Bishop is not listening to parishioners

I have been an actively practicing Catholic my entire life and feel an obligation to express my opinion as to what is currently being proposed within the metro area by Bishop Samuel Aquila.

In my eyes, church means community, family, sanctuary, guidance, giving, receiving. It is a family within a family, a home within a home. I did not grow up in a community where a Catholic Education Network was available or parishes were megachurches. I grew up as part of a church community where Catholic families came together for prayer, celebration, mourning and entertainment. We supported one another both financially and emotionally. My parish family has always been my extended family.

The current Fargo Diocesan proposal for realignment, closure and clustering is taking community parishes and making them into mega-parishes. The bishop cites examples in other cities when he speaks of the need to do this: Denver, Chicago, Wichita, Kan., or even Lima, Peru.

But this is Fargo and West Fargo, N.D.! We still know and support our neighbors, co-workers, family and friends. I cannot envision how going from our smaller family parishes to a 1,700-member parish is in alignment with the current diocesan campaign of “Come home, Catholics” or parish families/parish life.

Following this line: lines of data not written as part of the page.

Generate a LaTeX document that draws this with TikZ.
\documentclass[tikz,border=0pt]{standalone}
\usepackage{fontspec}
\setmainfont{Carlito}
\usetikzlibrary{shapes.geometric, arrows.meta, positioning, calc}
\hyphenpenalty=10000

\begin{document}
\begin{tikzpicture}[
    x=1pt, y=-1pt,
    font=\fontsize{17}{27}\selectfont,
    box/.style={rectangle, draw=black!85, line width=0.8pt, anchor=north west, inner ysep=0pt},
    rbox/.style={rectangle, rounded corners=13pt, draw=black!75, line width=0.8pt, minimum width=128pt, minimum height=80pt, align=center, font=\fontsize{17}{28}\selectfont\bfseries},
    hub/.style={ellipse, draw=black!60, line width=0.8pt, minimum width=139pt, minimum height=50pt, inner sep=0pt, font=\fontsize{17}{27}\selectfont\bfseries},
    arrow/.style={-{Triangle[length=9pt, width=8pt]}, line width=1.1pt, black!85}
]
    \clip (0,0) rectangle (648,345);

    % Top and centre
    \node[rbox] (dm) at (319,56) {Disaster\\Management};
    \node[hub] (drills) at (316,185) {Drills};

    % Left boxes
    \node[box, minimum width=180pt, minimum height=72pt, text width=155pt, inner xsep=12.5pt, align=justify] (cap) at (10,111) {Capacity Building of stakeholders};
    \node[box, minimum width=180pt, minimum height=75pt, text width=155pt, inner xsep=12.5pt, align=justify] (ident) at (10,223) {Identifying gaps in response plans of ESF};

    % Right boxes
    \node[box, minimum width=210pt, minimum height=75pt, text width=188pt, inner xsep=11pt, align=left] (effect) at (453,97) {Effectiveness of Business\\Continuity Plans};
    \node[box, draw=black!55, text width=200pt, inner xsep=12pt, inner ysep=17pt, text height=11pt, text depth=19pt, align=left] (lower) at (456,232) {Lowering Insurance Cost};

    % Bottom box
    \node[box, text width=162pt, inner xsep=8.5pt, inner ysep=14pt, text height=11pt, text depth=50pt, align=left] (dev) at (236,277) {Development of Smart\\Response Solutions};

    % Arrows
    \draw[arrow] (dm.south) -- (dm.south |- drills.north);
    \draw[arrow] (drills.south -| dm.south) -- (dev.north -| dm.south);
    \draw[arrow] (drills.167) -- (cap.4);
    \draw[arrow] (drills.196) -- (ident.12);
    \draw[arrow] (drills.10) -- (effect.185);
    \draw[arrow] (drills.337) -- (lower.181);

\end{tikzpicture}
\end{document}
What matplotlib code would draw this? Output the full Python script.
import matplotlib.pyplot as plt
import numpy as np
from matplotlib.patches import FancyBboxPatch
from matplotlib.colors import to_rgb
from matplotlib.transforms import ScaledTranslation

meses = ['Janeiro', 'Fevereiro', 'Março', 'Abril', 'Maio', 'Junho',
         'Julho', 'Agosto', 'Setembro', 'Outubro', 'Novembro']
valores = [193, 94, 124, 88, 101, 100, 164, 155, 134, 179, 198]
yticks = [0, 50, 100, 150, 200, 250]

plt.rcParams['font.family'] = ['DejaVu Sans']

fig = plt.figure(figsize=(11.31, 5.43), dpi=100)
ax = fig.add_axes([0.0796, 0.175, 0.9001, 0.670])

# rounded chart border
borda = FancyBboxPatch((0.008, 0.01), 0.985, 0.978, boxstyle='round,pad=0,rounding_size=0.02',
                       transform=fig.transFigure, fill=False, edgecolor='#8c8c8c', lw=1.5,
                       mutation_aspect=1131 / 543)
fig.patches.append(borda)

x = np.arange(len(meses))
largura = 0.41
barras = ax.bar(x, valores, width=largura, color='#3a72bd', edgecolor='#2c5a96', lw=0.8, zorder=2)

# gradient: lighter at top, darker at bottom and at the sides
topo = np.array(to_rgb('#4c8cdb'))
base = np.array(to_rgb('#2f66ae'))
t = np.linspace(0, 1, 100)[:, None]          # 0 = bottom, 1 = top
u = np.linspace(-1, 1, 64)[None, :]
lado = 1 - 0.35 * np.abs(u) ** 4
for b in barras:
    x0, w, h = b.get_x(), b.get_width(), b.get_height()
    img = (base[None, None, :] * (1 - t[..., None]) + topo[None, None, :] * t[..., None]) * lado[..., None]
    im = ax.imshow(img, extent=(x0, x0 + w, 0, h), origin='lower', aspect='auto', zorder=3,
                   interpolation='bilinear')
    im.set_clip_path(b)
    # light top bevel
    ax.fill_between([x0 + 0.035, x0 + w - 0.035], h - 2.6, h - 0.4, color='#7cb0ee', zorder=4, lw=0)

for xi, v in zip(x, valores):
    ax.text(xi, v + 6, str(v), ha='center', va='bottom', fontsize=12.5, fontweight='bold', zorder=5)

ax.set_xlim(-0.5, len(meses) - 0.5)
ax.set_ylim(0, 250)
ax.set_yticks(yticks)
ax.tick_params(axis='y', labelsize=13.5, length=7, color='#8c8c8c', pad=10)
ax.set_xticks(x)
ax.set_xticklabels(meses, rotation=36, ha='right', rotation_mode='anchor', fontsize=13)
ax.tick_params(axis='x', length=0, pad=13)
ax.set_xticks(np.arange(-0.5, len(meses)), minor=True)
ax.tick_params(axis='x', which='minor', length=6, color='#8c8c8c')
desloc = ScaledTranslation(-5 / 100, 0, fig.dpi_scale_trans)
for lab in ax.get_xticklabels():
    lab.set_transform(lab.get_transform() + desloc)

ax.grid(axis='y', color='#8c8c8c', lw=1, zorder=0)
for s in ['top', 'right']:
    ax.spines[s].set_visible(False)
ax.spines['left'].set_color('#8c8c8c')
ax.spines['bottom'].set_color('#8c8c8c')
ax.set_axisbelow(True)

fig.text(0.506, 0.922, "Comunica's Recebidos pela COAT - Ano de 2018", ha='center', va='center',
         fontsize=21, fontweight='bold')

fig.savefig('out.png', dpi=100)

I understand that demographics are changing and cities are growing. Change is inevitable, but is the bishop’s plan really the best way to meet this change? Is not our vision to deal with this change worthy of any thought or consideration?

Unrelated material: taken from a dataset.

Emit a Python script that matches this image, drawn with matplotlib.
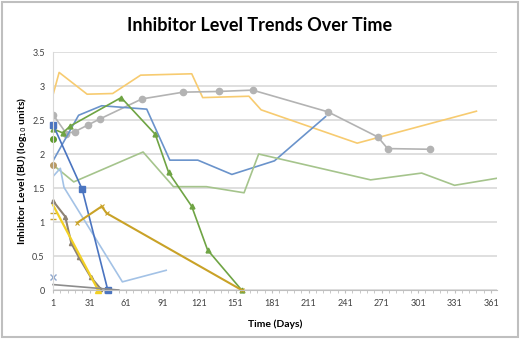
import numpy as np
import matplotlib
matplotlib.use("Agg")
import matplotlib.pyplot as plt
from matplotlib.patches import Rectangle

plt.rcParams['font.family'] = ['Lato', 'DejaVu Sans']

# ---- data (day, log10 BU) ----
gray_days = [1, 12, 19, 30, 40, 74, 108, 137, 165, 227, 268, 276, 311]
gray_vals = [2.58, 2.30, 2.33, 2.43, 2.52, 2.81, 2.91, 2.92, 2.94, 2.62, 2.25, 2.08, 2.07]

gold_light_days = [1, 6, 29, 50, 73, 115, 124, 162, 172, 251, 349]
gold_light_vals = [2.87, 3.20, 2.88, 2.89, 3.16, 3.18, 2.83, 2.85, 2.65, 2.16, 2.63]

blue_days = [1, 22, 41, 78, 97, 120, 148, 183, 225]
blue_vals = [1.90, 2.57, 2.71, 2.66, 1.91, 1.91, 1.70, 1.90, 2.55]

sq_days = [1, 25, 46]
sq_vals = [2.43, 1.48, 0.0]

green_days = [1, 9, 15, 57, 85, 96, 115, 128, 156]
green_vals = [2.37, 2.31, 2.41, 2.83, 2.29, 1.73, 1.23, 0.59, 0.0]

lgreen_days = [1, 18, 75, 100, 127, 158, 170, 262, 304, 331, 368]
lgreen_vals = [1.84, 1.59, 2.03, 1.52, 1.52, 1.43, 2.00, 1.62, 1.72, 1.54, 1.65]

lblue_days = [1, 7, 10, 58, 94]
lblue_vals = [1.67, 1.79, 1.51, 0.12, 0.29]

gold_days = [21, 41, 45, 156]
gold_vals = [0.99, 1.23, 1.13, 0.0]

brown_days = [1, 11, 16, 22, 32, 40]
brown_vals = [1.31, 1.08, 0.69, 0.49, 0.19, 0.02]

yellow_days = [1, 38]
yellow_vals = [1.25, 0.0]

dgray_days = [1, 55]
dgray_vals = [0.08, 0.0]

# single measurements at day 1
single_days = [1, 1, 1, 1, 1]
single_vals = [2.22, 1.84, 1.14, 1.05, 0.19]
single_marks = ['o', 'o', '_', '_', 'x']
single_cols = ['#5E9A2E', '#B89A66', '#C9A227', '#C9A227', '#8FA7CC']

x_ticks = list(range(1, 362, 30))
y_ticks = [0, 0.5, 1, 1.5, 2, 2.5, 3, 3.5]

# ---- figure ----
fig = plt.figure(figsize=(5.2, 3.39), dpi=100)
ax = fig.add_axes([0.102, 0.1445, 0.854, 0.702])

lw = 1.2
ax.plot(gold_light_days, gold_light_vals, color='#F7CB70', lw=lw)
ax.plot(gray_days, gray_vals, color='#B3B3B3', lw=lw, marker='o', ms=4.5)
ax.plot(blue_days, blue_vals, color='#6A93CB', lw=lw)
ax.plot(lgreen_days, lgreen_vals, color='#A5C48C', lw=lw)
ax.plot(lblue_days, lblue_vals, color='#A3C2E6', lw=lw)
ax.plot(green_days, green_vals, color='#6FA444', lw=lw, marker='^', ms=3.5, clip_on=False)
ax.plot(sq_days, sq_vals, color='#4A74C0', lw=lw, marker='s', ms=4, clip_on=False)
ax.plot(gold_days, gold_vals, color='#C9A227', lw=lw + 0.3, marker='x', ms=2.2, mew=0.8, clip_on=False)
ax.plot(brown_days, brown_vals, color='#8E8374', lw=lw + 0.3, marker='^', ms=3, clip_on=False)
ax.plot(yellow_days, yellow_vals, color='#F2D024', lw=lw + 0.4, clip_on=False)
ax.plot(yellow_days[-1:], yellow_vals[-1:], color='#F2D024', marker='^', ms=4, clip_on=False)
ax.plot(dgray_days, dgray_vals, color='#8C8C8C', lw=lw, clip_on=False)
for d, v, m, c in zip(single_days, single_vals, single_marks, single_cols):
    ax.plot([d], [v], marker=m, color=c, ms=4, mew=1.0, linestyle='none', clip_on=False)

ax.set_xlim(1, 366)
ax.set_ylim(0, 3.5)
ax.set_xticks(x_ticks)
ax.set_xticks(range(1, 367, 6), minor=True)
ax.set_yticks(y_ticks)
ax.set_yticklabels(['0', '0.5', '1', '1.5', '2', '2.5', '3', '3.5'])
ax.tick_params(axis='y', length=0, labelsize=6.5, labelcolor='#404040', pad=6)
ax.tick_params(axis='x', which='both', direction='out', length=2.5, color='#BFBFBF',
               labelsize=6.5, labelcolor='#404040', pad=4)
ax.grid(axis='y', color='#D9D9D9', lw=1.2)
ax.set_axisbelow(True)
for s in ['top', 'right']:
    ax.spines[s].set_visible(False)
ax.spines['left'].set_color('#D9D9D9')
ax.spines['bottom'].set_color('#BFBFBF')

ax.set_xlabel('Time (Days)', fontsize=7.5, fontweight='bold', labelpad=8)
ax.set_ylabel('Inhibitor Level (BU) (log$_{10}$ units)', fontsize=7.5,
              fontweight='bold', labelpad=2)
fig.text(0.5, 0.925, 'Inhibitor Level Trends Over Time', ha='center', va='center',
         fontsize=13, fontweight='bold')

fig.patches.append(Rectangle((0.004, 0.006), 0.992, 0.988, transform=fig.transFigure,
                             fill=False, edgecolor='#BFBFBF', lw=1.5))

plt.savefig('out.png', dpi=100)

New megachurches, new one-class-per-grade schools, new parsonages … is this change really for the good of parish churches or Catholic school education? Is it really about trying to ease crowded classrooms, expanded Catholic education, or does it financially strap our parishes and destroy existing parish families? Why won’t the bishop show us the financial studies to support his plan? Why was there no consideration as to what the Catholic faithful feel they can financially support? Why does the bishop say our faith cannot be tied to our parish family?

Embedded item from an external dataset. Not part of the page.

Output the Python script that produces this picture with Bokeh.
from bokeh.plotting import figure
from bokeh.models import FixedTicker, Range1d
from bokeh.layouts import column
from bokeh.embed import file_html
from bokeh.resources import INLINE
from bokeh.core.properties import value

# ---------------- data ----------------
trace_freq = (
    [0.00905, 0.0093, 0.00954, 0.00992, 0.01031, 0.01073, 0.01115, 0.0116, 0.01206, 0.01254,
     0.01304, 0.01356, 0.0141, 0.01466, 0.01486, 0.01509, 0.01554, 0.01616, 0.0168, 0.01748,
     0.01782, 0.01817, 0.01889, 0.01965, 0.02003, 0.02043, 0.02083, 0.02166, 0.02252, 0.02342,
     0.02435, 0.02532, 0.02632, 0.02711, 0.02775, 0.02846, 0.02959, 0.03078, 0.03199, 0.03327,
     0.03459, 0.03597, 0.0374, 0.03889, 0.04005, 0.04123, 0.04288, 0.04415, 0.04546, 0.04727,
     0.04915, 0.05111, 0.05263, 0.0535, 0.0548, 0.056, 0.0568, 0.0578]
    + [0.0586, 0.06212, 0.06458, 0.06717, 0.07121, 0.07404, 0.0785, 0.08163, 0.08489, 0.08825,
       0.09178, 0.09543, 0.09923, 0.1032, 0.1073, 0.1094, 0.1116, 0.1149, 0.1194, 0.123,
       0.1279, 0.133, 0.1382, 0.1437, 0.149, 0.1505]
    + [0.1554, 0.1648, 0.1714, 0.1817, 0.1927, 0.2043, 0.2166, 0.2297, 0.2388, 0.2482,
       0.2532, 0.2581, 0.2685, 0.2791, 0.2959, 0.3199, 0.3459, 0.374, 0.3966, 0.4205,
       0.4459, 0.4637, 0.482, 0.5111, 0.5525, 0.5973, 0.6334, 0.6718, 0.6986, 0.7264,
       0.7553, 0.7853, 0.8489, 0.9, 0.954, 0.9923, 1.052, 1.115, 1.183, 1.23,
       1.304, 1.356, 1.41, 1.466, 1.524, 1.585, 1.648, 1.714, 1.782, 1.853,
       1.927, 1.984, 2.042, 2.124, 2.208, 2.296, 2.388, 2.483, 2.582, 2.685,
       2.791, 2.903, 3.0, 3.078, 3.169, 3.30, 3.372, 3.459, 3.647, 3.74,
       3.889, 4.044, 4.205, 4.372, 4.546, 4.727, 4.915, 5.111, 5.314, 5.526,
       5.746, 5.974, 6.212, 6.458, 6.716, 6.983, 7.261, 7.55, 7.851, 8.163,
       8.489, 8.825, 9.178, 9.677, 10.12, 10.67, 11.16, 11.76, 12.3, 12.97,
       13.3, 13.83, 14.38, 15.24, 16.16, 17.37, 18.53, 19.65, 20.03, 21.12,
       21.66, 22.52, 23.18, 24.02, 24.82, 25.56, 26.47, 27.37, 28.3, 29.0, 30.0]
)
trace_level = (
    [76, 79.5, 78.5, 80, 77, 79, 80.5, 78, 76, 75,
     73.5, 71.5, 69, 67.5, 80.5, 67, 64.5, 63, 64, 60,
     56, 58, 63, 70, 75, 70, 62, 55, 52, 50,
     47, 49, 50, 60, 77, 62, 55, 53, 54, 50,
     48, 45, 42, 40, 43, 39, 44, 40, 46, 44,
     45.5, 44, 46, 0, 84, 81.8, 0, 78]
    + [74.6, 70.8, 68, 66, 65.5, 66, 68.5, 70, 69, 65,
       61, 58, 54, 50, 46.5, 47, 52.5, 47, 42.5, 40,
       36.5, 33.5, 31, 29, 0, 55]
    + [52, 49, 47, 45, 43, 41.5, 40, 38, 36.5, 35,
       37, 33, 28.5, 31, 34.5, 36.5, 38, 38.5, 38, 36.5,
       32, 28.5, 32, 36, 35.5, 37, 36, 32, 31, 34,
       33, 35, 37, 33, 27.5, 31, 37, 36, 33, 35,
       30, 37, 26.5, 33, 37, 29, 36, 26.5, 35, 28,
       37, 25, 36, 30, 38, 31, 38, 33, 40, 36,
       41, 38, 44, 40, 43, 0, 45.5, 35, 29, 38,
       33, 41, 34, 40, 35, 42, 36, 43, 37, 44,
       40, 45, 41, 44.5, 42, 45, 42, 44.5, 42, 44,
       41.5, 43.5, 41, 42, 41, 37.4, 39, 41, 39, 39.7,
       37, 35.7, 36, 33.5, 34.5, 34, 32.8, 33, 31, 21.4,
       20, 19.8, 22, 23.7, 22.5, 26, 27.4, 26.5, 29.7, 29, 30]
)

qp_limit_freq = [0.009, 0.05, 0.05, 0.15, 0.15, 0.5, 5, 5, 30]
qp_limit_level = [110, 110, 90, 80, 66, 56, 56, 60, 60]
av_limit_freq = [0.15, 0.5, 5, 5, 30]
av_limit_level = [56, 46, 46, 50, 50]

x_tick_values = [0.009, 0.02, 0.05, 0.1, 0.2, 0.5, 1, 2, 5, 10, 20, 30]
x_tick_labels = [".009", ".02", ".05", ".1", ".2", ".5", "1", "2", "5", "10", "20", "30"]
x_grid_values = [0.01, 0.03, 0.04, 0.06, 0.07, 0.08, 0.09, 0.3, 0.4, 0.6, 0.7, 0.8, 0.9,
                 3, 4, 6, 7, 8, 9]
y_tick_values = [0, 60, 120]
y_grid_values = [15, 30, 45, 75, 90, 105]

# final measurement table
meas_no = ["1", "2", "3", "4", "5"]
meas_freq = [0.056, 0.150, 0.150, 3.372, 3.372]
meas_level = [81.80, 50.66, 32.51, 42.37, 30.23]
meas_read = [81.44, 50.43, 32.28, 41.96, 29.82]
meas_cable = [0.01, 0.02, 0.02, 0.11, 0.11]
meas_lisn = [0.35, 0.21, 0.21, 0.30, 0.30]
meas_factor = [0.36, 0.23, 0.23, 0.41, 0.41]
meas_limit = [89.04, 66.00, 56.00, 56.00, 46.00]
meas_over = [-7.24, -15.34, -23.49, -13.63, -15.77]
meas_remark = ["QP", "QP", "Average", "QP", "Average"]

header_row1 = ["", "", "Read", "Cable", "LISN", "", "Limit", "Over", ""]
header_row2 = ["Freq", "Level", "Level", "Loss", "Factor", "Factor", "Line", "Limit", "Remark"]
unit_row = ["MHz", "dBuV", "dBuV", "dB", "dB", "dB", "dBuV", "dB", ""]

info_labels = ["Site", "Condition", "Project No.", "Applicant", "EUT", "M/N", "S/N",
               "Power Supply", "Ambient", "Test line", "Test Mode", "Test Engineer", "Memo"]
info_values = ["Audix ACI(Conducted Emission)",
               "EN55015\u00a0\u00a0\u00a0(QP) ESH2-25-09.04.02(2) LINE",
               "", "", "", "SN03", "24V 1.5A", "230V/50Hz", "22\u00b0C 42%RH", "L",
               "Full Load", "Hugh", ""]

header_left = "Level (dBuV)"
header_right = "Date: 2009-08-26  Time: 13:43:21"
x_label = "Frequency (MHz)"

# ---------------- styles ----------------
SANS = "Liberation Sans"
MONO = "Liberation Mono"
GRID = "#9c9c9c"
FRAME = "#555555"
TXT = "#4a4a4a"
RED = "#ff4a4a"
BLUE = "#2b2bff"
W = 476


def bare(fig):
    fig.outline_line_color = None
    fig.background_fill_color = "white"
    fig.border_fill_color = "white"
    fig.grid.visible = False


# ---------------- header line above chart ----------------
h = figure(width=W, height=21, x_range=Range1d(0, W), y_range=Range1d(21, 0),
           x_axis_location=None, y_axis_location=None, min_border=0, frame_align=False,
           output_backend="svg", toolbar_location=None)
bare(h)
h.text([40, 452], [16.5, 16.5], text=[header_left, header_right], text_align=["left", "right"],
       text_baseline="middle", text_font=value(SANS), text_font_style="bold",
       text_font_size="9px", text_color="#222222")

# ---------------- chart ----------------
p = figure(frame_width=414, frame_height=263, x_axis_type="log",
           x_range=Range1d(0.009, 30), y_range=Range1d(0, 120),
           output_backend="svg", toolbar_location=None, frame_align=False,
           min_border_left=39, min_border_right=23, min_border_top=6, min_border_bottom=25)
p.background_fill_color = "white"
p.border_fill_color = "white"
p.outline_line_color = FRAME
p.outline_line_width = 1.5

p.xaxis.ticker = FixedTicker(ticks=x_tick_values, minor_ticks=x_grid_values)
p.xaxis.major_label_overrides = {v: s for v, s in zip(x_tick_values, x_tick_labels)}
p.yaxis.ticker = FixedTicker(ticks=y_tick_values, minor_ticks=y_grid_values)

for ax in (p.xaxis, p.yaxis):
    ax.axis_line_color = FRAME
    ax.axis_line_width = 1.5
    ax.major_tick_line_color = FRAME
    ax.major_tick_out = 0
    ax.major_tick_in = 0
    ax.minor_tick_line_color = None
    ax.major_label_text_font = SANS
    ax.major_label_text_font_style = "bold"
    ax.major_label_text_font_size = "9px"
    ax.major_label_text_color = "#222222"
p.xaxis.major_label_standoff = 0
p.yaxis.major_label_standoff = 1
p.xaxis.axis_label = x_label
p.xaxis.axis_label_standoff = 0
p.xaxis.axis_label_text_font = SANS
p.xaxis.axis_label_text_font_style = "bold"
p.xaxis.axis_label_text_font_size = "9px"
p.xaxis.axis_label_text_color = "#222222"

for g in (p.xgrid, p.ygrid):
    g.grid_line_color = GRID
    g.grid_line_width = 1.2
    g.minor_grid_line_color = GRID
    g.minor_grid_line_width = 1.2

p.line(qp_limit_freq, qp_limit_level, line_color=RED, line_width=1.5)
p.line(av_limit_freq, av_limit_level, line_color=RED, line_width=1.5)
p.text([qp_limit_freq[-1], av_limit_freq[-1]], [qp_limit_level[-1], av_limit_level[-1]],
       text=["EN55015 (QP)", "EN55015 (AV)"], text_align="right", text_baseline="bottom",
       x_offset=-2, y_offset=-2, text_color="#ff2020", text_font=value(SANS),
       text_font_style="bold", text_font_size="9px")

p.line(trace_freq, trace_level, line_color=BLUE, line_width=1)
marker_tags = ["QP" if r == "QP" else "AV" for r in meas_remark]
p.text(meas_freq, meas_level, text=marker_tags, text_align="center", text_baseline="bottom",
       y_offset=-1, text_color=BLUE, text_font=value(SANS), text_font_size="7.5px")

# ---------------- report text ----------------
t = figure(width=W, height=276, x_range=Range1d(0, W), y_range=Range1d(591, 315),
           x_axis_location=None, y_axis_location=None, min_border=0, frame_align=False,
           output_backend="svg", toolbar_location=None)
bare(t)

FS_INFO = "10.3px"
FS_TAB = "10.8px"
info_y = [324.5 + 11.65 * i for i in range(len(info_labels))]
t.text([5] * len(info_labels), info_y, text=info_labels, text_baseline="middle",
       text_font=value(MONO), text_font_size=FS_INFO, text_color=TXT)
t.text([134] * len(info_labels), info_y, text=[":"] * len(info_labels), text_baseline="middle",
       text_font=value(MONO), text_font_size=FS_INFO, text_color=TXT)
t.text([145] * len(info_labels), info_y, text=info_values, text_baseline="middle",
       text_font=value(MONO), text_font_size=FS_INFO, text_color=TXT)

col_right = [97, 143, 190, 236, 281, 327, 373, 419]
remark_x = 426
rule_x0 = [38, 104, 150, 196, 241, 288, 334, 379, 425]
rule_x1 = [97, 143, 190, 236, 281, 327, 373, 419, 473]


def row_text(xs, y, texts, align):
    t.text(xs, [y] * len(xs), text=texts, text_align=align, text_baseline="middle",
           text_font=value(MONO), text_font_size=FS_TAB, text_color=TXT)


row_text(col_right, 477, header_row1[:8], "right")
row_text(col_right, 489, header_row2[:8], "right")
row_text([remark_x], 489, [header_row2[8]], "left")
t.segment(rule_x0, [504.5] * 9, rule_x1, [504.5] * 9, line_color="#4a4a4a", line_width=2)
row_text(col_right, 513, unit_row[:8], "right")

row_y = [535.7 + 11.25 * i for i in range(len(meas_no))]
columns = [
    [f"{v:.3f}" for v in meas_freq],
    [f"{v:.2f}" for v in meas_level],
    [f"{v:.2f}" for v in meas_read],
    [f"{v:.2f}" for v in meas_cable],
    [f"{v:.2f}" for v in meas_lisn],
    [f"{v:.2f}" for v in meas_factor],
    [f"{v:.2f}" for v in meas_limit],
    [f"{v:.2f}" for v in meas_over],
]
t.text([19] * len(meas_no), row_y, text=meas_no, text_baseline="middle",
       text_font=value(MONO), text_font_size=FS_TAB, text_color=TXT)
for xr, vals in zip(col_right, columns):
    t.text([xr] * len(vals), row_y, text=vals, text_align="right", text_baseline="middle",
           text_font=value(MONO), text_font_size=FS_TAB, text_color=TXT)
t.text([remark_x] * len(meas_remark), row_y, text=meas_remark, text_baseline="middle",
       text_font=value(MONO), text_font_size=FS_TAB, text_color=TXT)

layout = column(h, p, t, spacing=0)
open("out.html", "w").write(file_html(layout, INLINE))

The meetings held by the diocese to “clarify” the proposal have been contentious, with attempts to squelch questions or comments from the audience. Why does the bishop refuse any open dialogue with the parishioners who make up the diocese? Do our opinions not matter? Does the diocese not need the support of the faithful for the bishop to succeed? When this bishop moves on, how will we mend financial loss, emotional hurt and parish community destruction?

I cannot sit by and watch this happen. I urge others to stand up and let your voices be heard loud and clear. Become involved. Let your heart guide you, your faith passion drive you. Demand to be informed and heard. Let the bishop know we are people; we deserve his respect and attention. This isn’t just to preserve our Catholic faith. It is to protect the proclamation of the Gospel through the love of our parish families and communities.